Bagi NU, hukum Islam tak perlu masuk dalam sistem legal formal hukum di Indonesia. Hukum (syariat) Islam cukup menjadi spirit sosial yang mampu menyelesaikan problem sosial. Bukankah warga nahdliyin mayoritas adalah warga pesantren yang teguh memegang tradisi fiqh? Dan kyai (ulama) NU sering menjadi rujukan umat dalam menyelesaikan poblematika masyarakat? Pada titik inilah sebetulnya bagi NU, hukum Islam lebih lantang berbicara tanpa harus tampak gagah karena menjadi undang-undang negara.
NU dan Politik
Kembali ke Khittah 1926 yang ditegaskan dalam muktamar NU di Situbondo, Jawa Timur tahun 1984, menjadi jargon yang terus diteriakkan hingga saat ini. Terlebih menjelang pemilu, di mana banyak warga nahdliyin yang ”laris” dipinang beberapa parpol. Suara NU memang menggoda bagi pihak lain untuk mengajaknya bertarung dalam politik praktis kekuasaan.
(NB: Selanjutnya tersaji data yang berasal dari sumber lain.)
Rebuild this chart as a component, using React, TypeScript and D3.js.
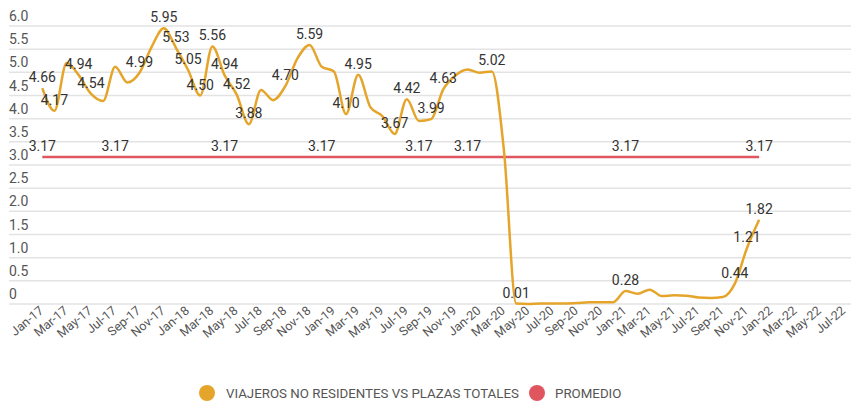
import React, { useEffect, useRef } from 'react';
import * as d3 from 'd3';

// axis categories (monthly), Jan-17 .. Jul-22
const months = [
  'Jan-17', 'Feb-17', 'Mar-17', 'Apr-17', 'May-17', 'Jun-17', 'Jul-17', 'Aug-17', 'Sep-17', 'Oct-17', 'Nov-17', 'Dec-17',
  'Jan-18', 'Feb-18', 'Mar-18', 'Apr-18', 'May-18', 'Jun-18', 'Jul-18', 'Aug-18', 'Sep-18', 'Oct-18', 'Nov-18', 'Dec-18',
  'Jan-19', 'Feb-19', 'Mar-19', 'Apr-19', 'May-19', 'Jun-19', 'Jul-19', 'Aug-19', 'Sep-19', 'Oct-19', 'Nov-19', 'Dec-19',
  'Jan-20', 'Feb-20', 'Mar-20', 'Apr-20', 'May-20', 'Jun-20', 'Jul-20', 'Aug-20', 'Sep-20', 'Oct-20', 'Nov-20', 'Dec-20',
  'Jan-21', 'Feb-21', 'Mar-21', 'Apr-21', 'May-21', 'Jun-21', 'Jul-21', 'Aug-21', 'Sep-21', 'Oct-21', 'Nov-21', 'Dec-21',
  'Jan-22', 'Feb-22', 'Mar-22', 'Apr-22', 'May-22', 'Jun-22', 'Jul-22',
];

const tickLabels = [
  'Jan-17', 'Mar-17', 'May-17', 'Jul-17', 'Sep-17', 'Nov-17',
  'Jan-18', 'Mar-18', 'May-18', 'Jul-18', 'Sep-18', 'Nov-18',
  'Jan-19', 'Mar-19', 'May-19', 'Jul-19', 'Sep-19', 'Nov-19',
  'Jan-20', 'Mar-20', 'May-20', 'Jul-20', 'Sep-20', 'Nov-20',
  'Jan-21', 'Mar-21', 'May-21', 'Jul-21', 'Sep-21', 'Nov-21',
  'Jan-22', 'Mar-22', 'May-22', 'Jul-22',
];

// viajeros no residentes vs plazas totales, Jan-17 .. Dec-21
const ratio = [
  4.66, 4.17, 5.2, 4.94, 4.54, 4.38, 5.12, 4.78, 4.99, 5.55, 5.95, 5.53,
  5.05, 4.5, 5.56, 4.94, 4.52, 3.88, 4.62, 4.4, 4.7, 5.3, 5.59, 5.12,
  5.02, 4.1, 4.95, 4.25, 4.05, 3.67, 4.42, 3.95, 3.99, 4.63, 4.93, 5.06,
  4.99, 5.02, 3.3, 0.01, 0.0, 0.01, 0.01, 0.01, 0.02, 0.04, 0.04, 0.04,
  0.28, 0.22, 0.31, 0.17, 0.19, 0.18, 0.14, 0.13, 0.15, 0.44, 1.21, 1.82,
];

const promedio = 3.17;

// months whose value label is shown
const labeledMonths = [
  'Jan-17', 'Feb-17', 'Apr-17', 'May-17', 'Sep-17', 'Nov-17', 'Dec-17',
  'Jan-18', 'Feb-18', 'Mar-18', 'Apr-18', 'May-18', 'Jun-18', 'Sep-18', 'Nov-18',
  'Feb-19', 'Mar-19', 'Jun-19', 'Jul-19', 'Sep-19', 'Oct-19', 'Feb-20', 'Apr-20',
  'Jan-21', 'Oct-21', 'Nov-21', 'Dec-21',
];
const avgLabelMonths = ['Jan-17', 'Jul-17', 'Apr-18', 'Dec-18', 'Aug-19', 'Dec-19', 'Jan-21', 'Dec-21'];

const yTicks = [0, 0.5, 1, 1.5, 2, 2.5, 3, 3.5, 4, 4.5, 5, 5.5, 6];

const seriesNames = ['VIAJEROS NO RESIDENTES VS PLAZAS TOTALES', 'PROMEDIO'];
const ORANGE = '#e5a52b';
const RED = '#e0565f';

const App = () => {
  const svgRef = useRef(null);

  useEffect(() => {
    const svg = d3.select(svgRef.current);
    svg.selectAll('*').remove();

    const width = 851;
    const font = 'Roboto, sans-serif';

    const x = d3.scalePoint().domain(months).range([42.3, 42.3 + 66 * 12.15]);
    const y = d3.scaleLinear().domain([0, 6]).range([304, 26]);

    const dataMonths = months.slice(0, ratio.length);
    const pts = dataMonths.map((m, i) => ({ m, v: ratio[i] }));

    // grid + y labels
    const grid = svg.append('g');
    yTicks.forEach(t => {
      grid.append('line')
        .attr('x1', 9).attr('x2', width)
        .attr('y1', y(t)).attr('y2', y(t))
        .attr('stroke', '#e3e3e3').attr('stroke-width', 1.5);
      grid.append('text')
        .attr('x', 9).attr('y', y(t) - 5)
        .attr('font-family', font).attr('font-size', 14)
        .attr('fill', '#555')
        .text(t === 0 ? '0' : d3.format('.1f')(t));
    });

    // x labels
    const xl = svg.append('g');
    tickLabels.forEach(l => {
      xl.append('text')
        .attr('transform', `translate(${x(l) + 2},${312}) rotate(-40)`)
        .attr('text-anchor', 'end')
        .attr('font-family', font).attr('font-size', 12.5)
        .attr('fill', '#555')
        .text(l);
    });

    // promedio line
    svg.append('line')
      .attr('x1', x(dataMonths[0])).attr('x2', x(dataMonths[dataMonths.length - 1]))
      .attr('y1', y(promedio)).attr('y2', y(promedio))
      .attr('stroke', RED).attr('stroke-width', 2.5);

    // main line
    const line = d3.line()
      .x(d => x(d.m))
      .y(d => y(d.v))
      .curve(d3.curveMonotoneX);
    svg.append('path')
      .datum(pts)
      .attr('d', line)
      .attr('fill', 'none')
      .attr('stroke', ORANGE)
      .attr('stroke-width', 2.5);

    // labels
    const lab = svg.append('g')
      .attr('font-family', font).attr('font-size', 14)
      .attr('fill', '#333').attr('text-anchor', 'middle');
    avgLabelMonths.forEach(m => {
      lab.append('text').attr('x', x(m)).attr('y', y(promedio) - 6).text(promedio.toFixed(2));
    });
    pts.filter(p => labeledMonths.includes(p.m)).forEach(p => {
      lab.append('text').attr('x', x(p.m)).attr('y', y(p.v) - 6).text(p.v.toFixed(2));
    });

    // legend
    const leg = svg.append('g').attr('font-family', font).attr('font-size', 13.3).attr('fill', '#555');
    leg.append('circle').attr('cx', 207).attr('cy', 393).attr('r', 8).attr('fill', ORANGE);
    leg.append('text').attr('x', 226).attr('y', 398).text(seriesNames[0]);
    leg.append('circle').attr('cx', 537).attr('cy', 393).attr('r', 8).attr('fill', RED);
    leg.append('text').attr('x', 555).attr('y', 398).text(seriesNames[1]);
  }, []);

  return (
    <svg
      ref={svgRef}
      width={851}
      height={401}
      style={{ position: 'absolute', left: 0, top: 0, background: '#fff' }}
    />
  );
};

export default App;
Sejak awal berdiri, NU tidak anti dengan politik. Gus Mus menyebut ada tiga kategori dalam politik di tubuh NU. Pertama adalah politik kerakyatan, kebangsaan dan kekuasaan. Tapi harus jujur diakui, akhir-akhir ini NU lebih kelihatan di ranah politik yang ketiga, yakni politik kekuasaan. Pemicunya adalah konflik di tubuh partai yang merupakan anak kandung NU dan majunya tiga kader NU menjadi cawapres dalam pemilu 2004.
Perlukah NU terjun ke dunia politik praktis? Jawabnya perlu. Di jaman yang global dan banyak campur tangan asing di Indonesia, politik untuk mencapai kekuasaan perlu. Sebab gerakan Islam lain juga getol bermain di politik praksis. Jika NU hanya konsen di politik kerakyatan dan kebangsaan, NU akan tertinggal. NU akan tertinggal satu langkah jika terus konsentrasi pada politik kultural (kebangsaan dan kerakyatan).
Memang tak bisa dihapuskan dari memori kolektif warga NU bagaiamana ode baru berusaha menutup akses politik warga nahdliyin dalam jabatan publik yang strategis. Meski sejak revolusi kemerdekaan sampai pemberontkan PKI, NU terlibat aktif bersama pemerintah menjaga Indonesia dari tragedi dan friksi politik tersebut. Langkah orde baru tersebut juga tidak menyurutkan komitmen NU untuk menjaga keutuhan NKRI.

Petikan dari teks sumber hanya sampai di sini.